Darum bastelt er sich noch schnell ein paar Nebenfiguren, wobei er sich ganz unaufgeregt in seinem Bekanntenkreis bedient. Da macht er dann wirklich kurzen Prozess! Er wirft Charaktereigenschaften und Gesichtszüge aller Bekannten in einen großen Topf, schüttelt ihn dreimal kräftig durch und erhitzt ihn auf 669 Grad Fahrenheit. Anschliessend schöpft er aus der Brühe portionenweise seine Nebendarsteller ab und gruppiert sie flockig um die zentrale Heldenfigur. Er gibt den Komparsen Namen aus dem Telefonbuch oder der Zeitung von gestern. Die Verbrecher im Buch tauft er nach nervigen Bürokollegen oder verflossenen Liebschaften. Für ganz besonders heimtückische Bösewichte oder Ausländer greift er auf die Mannschaftsaufstellung des FC Basel zurück.

Leichen, Motiv, Kommissar, Nebenfiguren. Was fehlt denn noch? Ach ja, eine Handlung wäre nicht schlecht. Schön ist immer, wenn sie halbwegs realistisch ist. Die Geschichte der frustrierten Coiffeuse, die reihenweise zopftragende Werber skalpiert, ist es nicht unbedingt. Ebensowenig der blutige Rachefeldzug eines unverstandenen Wetterforschers, der eines Tages entdeckt, dass ihm nur die Motorsäge wirklich Wärme geben kann.

Der Leser steht auf Mordgeschichten aus dem wirklichen Leben. Auf solchen, die in ihm selbst herumgeistern.
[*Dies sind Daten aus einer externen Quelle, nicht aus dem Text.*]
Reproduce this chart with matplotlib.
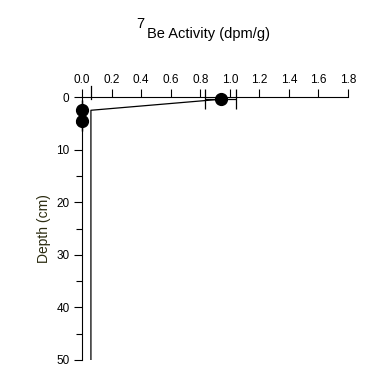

Nach einem weiteren frustrierenden Arbeitstag/Casinobesuch/ Fernsehabend/Beziehungsgespräch.

Wer hat noch nie taggeträumt, er könnte die schlimmsten, ihm bekannten Nervensägen einfach in die ewigen Jagdgründe blasen? Eben. Der wahre Grund, warum wir es in aller Regel dann doch sein lassen, ist, dass die Umsetzung der Träume eben in jeder Hinsicht lange, sehr lange Prozesse nach sich ziehen würde. Denkprozesse, Entscheidungsfindungsprozesse, möglicherweise Gerichtsprozesse.

Eine Schusswaffe, um im Augenblick grosser seelischer Entrüstung kurzen Prozess zu machen, haben wir im entscheidenden Moment ja leider nur selten zur Hand. Der kurze Prozess bleibt deshalb für die meisten von uns ein Traum. 

Entscheidet selbst, ob das nun gut oder schlecht ist und lest notfalls ein paar Krimis, um der Antwort näherzukommen!

Ich selbst widme mich jetzt wieder dem in einem langen Prozess herangereiften Rotwein!